Ol' Stanton.

Now here's a guy I always liked. I don't know if he was built for the gig or not, but the thing I liked about a fella like Stanton is, he worked. He worked hard, he stayed late, and he did what it takes to get shit done. He was one of the good ones. I remember when he first came on board, and I wasn't sure what his skill set would be. How refined his knowledge of the digital world was. Didn't know much about him, other than we needed a guy, and the guy who was out had made some pretty big fuck ups and suffered from a little of the negativity in the work place, and so here comes a guy without a whole lot of drama, and actually did a great job.

I liked how when he would type an email out to someone, he'd open his mail window the full way across his 23 inch display, just a huge sea of white, and there he'd be typing away in 11 point font, the words just kind of inching their way across that great big screen. I've never seen anyone else do that. I mean, It's like, if all the words you just read, took up only 1 line on a page. And it's a very big page. Plenty of more room for plenty of more lines. I can think of at least a few hundred nights, well past midnight when I would come out of the equipment room, and there he'd be typing a letter to a client, listening to System of a Down and just really burning the midnight oil for that company, no complaints, just getting it done, because in New York, that's what you do.

*NOTE: Even though that's Misho at Scott's desk, you get the idea. It's a guy. Sitting at the desk, and there's a big screen. And it's all white. (in this case because the screen is overexposed) So you know, it's like a photo illustration.

Well. You know how it goes when you're one of the good ones. It's simple. In business, there's no such thing as friends. You can say it over and over in your head until you think you understand it, but until someone you thought was a friend proves it to you, you just don't get it.

Kind of like that episode of The Family Guy, where Brian finds out he's got a kid. And he goes on that whole thing that parents will sometimes do, where they say, "Until you HAVE a kid, you don't KNOW." It's a life lesson. Not like saying to a kid, who can't seem to keep his hands away from the stove, "hey, those blue things moving around, kind of flickering under the pan, well.

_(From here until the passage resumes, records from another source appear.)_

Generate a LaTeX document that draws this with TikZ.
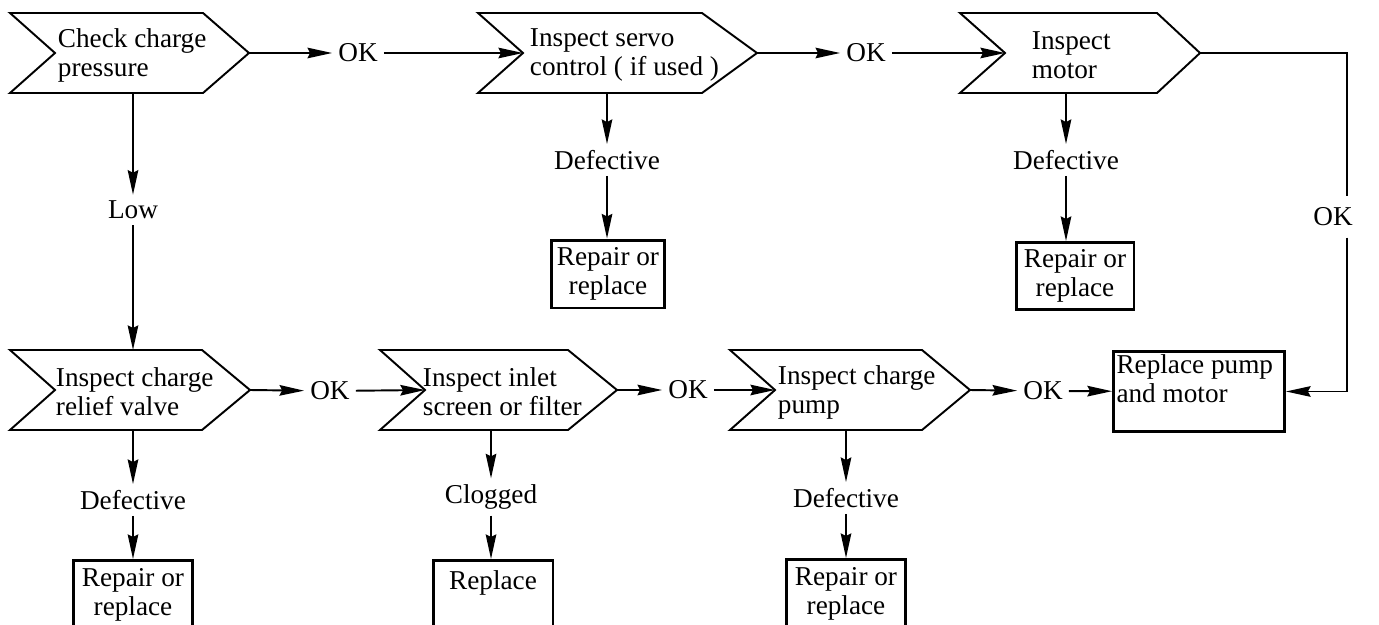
\documentclass[tikz,border=0pt]{standalone}
\usepackage{fontspec}
\setmainfont{Liberation Serif}
\usetikzlibrary{arrows.meta}
\tikzset{
  chev/.style={draw, line width=1.1pt, line join=miter},
  ctext/.style={anchor=west, align=left, inner sep=0pt},
  lbl/.style={inner sep=3pt},
  rbox/.style={draw, line width=1.7pt, align=center, inner sep=2pt},
  link/.style={-{Stealth[length=14pt,width=6pt,inset=1.5pt]}}
}
% name, left x, right x, tip x, middle y, x of the vertical link
\newcommand\chevron[6]{%
  \draw[chev] (#2,#5-40) -- (#2+45,#5) -- (#2,#5+40) -- (#3,#5+40) -- (#4,#5) -- (#3,#5-40) -- cycle;
  \coordinate (#1-in) at (#2+45,#5);
  \coordinate (#1-out) at (#4,#5);
  \coordinate (#1-n) at (#6,#5-40);
  \coordinate (#1-s) at (#6,#5+40);
}
\begin{document}
\begin{tikzpicture}[x=0.02cm, y=-0.02cm, line width=1.1pt,
  font=\rmfamily\fontsize{15.5}{16.5}\selectfont]
\useasboundingbox (0,0) rectangle (1379,625);
\clip (0,0) rectangle (1379,625);

\chevron{c1}{10}{203}{249}{53}{133}
\chevron{c2}{478}{702}{757}{53}{607}
\chevron{c3}{960}{1157}{1200}{53}{1066}
\chevron{c4}{10}{202}{250}{390}{133}
\chevron{c5}{380}{568}{617}{390}{491}
\chevron{c6}{730}{922}{970}{390}{846}

\node[ctext] (t1) at (57,55) {Check charge\\pressure};
\node[ctext] (t2) at (529,55) {Inspect servo\\control ( if used )};
\node[ctext] (t3) at (1031,55) {Inspect\\motor};
\node[ctext] (t4) at (55,392) {Inspect charge\\relief valve};
\node[ctext] (t5) at (422,392) {Inspect inlet\\screen or filter};
\node[ctext] (t6) at (777,392) {Inspect charge\\pump};

\node[lbl] (ok1) at (358,53) {OK};
\node[lbl] (ok2) at (866,53) {OK};
\node[lbl] (ok3) at (330,391) {OK};
\node[lbl] (ok4) at (688,390) {OK};
\node[lbl] (ok5) at (1043,391) {OK};
\node[lbl, inner sep=6pt] (ok6) at (1333,217) {OK};
\node[lbl] (low) at (133,210) {Low};
\node[lbl] (def2) at (607,160) {Defective};
\node[lbl] (def3) at (1066,160) {Defective};
\node[lbl] (def4) at (133,500) {Defective};
\node[lbl] (clog) at (491,497) {Clogged};
\node[lbl] (def6) at (846,498) {Defective};

\node[rbox, minimum width=2.26cm, minimum height=1.36cm] (rep2) at (608,274) {Repair or\\replace};
\node[rbox, minimum width=2.36cm, minimum height=1.34cm] (rep3) at (1075,276) {Repair or\\replace};
\node[rbox, minimum width=2.4cm, minimum height=1.36cm, anchor=north] (rep4) at (133,559) {Repair or\\replace};
\node[rbox, minimum width=2.4cm, minimum height=1.36cm, anchor=north] (rep5) at (493,559) {Replace\\\mbox{}};
\node[rbox, minimum width=2.38cm, minimum height=1.36cm, anchor=north] (rep6) at (846,558) {Repair or\\replace};
\node[rbox, anchor=north west, inner sep=0.06cm] (bigbox) at (1112,350)
  {\parbox[c][1.48cm][t]{3.3cm}{\raggedright Replace pump\\and motor}};

\coordinate (turn) at (1347,53);

\draw[link] (c1-out) -- (ok1);
\draw[link] (ok1) -- (c2-in);
\draw[link] (c2-out) -- (ok2);
\draw[link] (ok2) -- (c3-in);
\draw (c3-out) -- (turn) -- (turn |- ok6.north);
\draw[link] (turn |- ok6.south) |- (bigbox);

\draw[link] (c1-s) -- (low);
\draw[link] (low) -- (c4-n);
\draw[link] (c2-s) -- (def2);
\draw[link] (def2) -- (def2 |- rep2.north);
\draw[link] (c3-s) -- (def3);
\draw[link] (def3) -- (def3 |- rep3.north);

\draw[link] (c4-out) -- (ok3);
\draw[link] (ok3) -- (c5-in);
\draw[link] (c5-out) -- (ok4);
\draw[link] (ok4) -- (c6-in);
\draw[link] (c6-out) -- (ok5);
\draw[link] (ok5) -- (bigbox);

\draw[link] (c4-s) -- (def4);
\draw[link] (def4) -- (rep4);
\draw[link] (c5-s) -- (clog);
\draw[link] (clog) -- (clog |- rep5.north);
\draw[link] (c6-s) -- (def6);
\draw[link] (def6) -- (rep6);
\end{tikzpicture}
\end{document}
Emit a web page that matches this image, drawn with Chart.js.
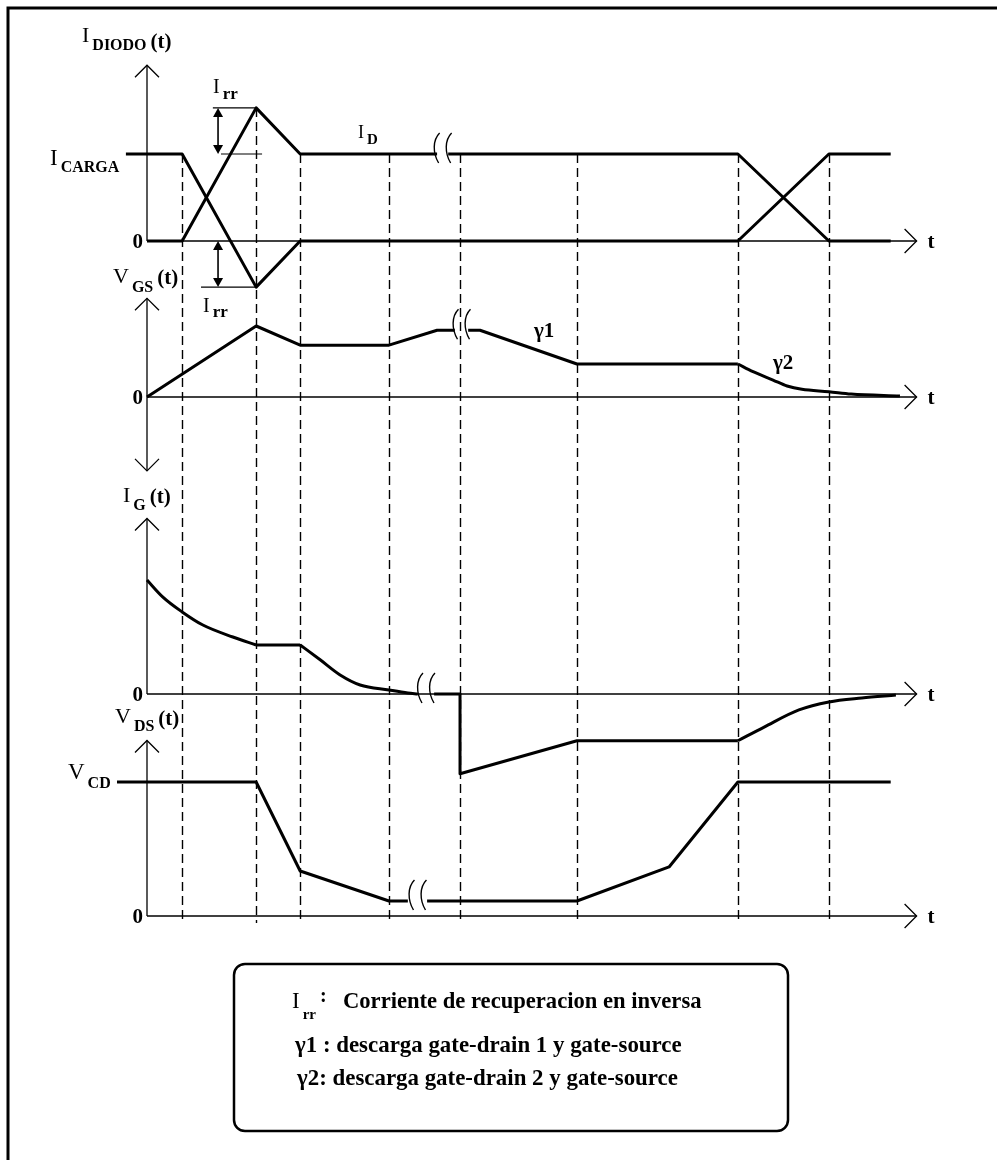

Those things are HOT." I suppose until you touch the blue flickering things, you don't really know. You THOUGHT you knew, but really get a much better sense of it when you touch 'em.

So anyway. Now he knows. That's how it goes. That's what happens. That's what you get.

For me, I was thinking about it again this morning. My lesson about that one. I was tossing a Q-Tip™ into the waste basket under the sink in my bathroom, and having another of my morning dialogues with Kevin Bacon about it, how you know, there's probably a hundred better ways to do a friend, if the guy's really your friend, and that ain't one of 'em. I wasn't thinking about Scott, I was thinking about me. I mean, sure. I'm different now. I do things very differently, and anyone who's out here and around me would not even know the me from NY I guess. They'd say, "Naaaa. not dan. he's not like that. I mean, maybe i can picture it, if i think about it, but naaaaa. He's too laid back. No way."

The thing is, it's one of those lessons that changes you. Because once you understand that there's "no such thing as friends in business", it's kind of like that thing that September 11 thing. You just, well. You just feel different. You think different. You ARE different.

Now most of you know I don't get too involved with the whole 911 thing anymore, mostly because nobody really gives a shit. And by the time people get around to actually giving a shit and doing something about it, it won't matter. It's already too late. The damage is done. It keeps getting done. It's getting more and more done every day. So there's no point in even thinking about it. It's out of your hands. Just buy yourself a hummer or a ski boat and go play. There's people much bigger than you and me moving the pieces on the board, and quite frankly, we're not invited to the table.

That's how it is with Ol' Stanton. I heard he learned about friends & business, and my immediate reaction was, "Of course! Why not?!" and then, my next thought was, "Well that's what you GET." And of course those thoughts were all laced with my trademark sarcasm, but really. It is what you get. That IS what happens. And in the end, someone else decides it's time for you to go somewhere else. You just pack up your little box and do the walk.

You work hard, you trade years of your life, you dedicate yourself to something or somebody else, and then you're expendable, and you are out, and that's life, so grow up. (How's it taste?)

Well I'll tell you what. It doesn't make me happy. And I feel bad about it. But now we have at least one more thing in common. We both KNOW. And for that, we're both a little wiser.

My hat's off to you Scott. I believe in you man. For all the nights we worked later than anyone else we knew, and for all the times we believed we were making a difference, I want you to know, in some small way, I appreciated your dedication, your commitment, and easy smile even when it wasn't always "smiling times", I'm glad to have been a part of it all while you were there too. Here's a picture that you might recognize. It's probably an expression you saw on my face more than once over the years, back when I didn't know any better either. Good Times.

Thank you for being a friend.

dTown | 12:07pm 63˚ and clear, nothing playing on the stereo.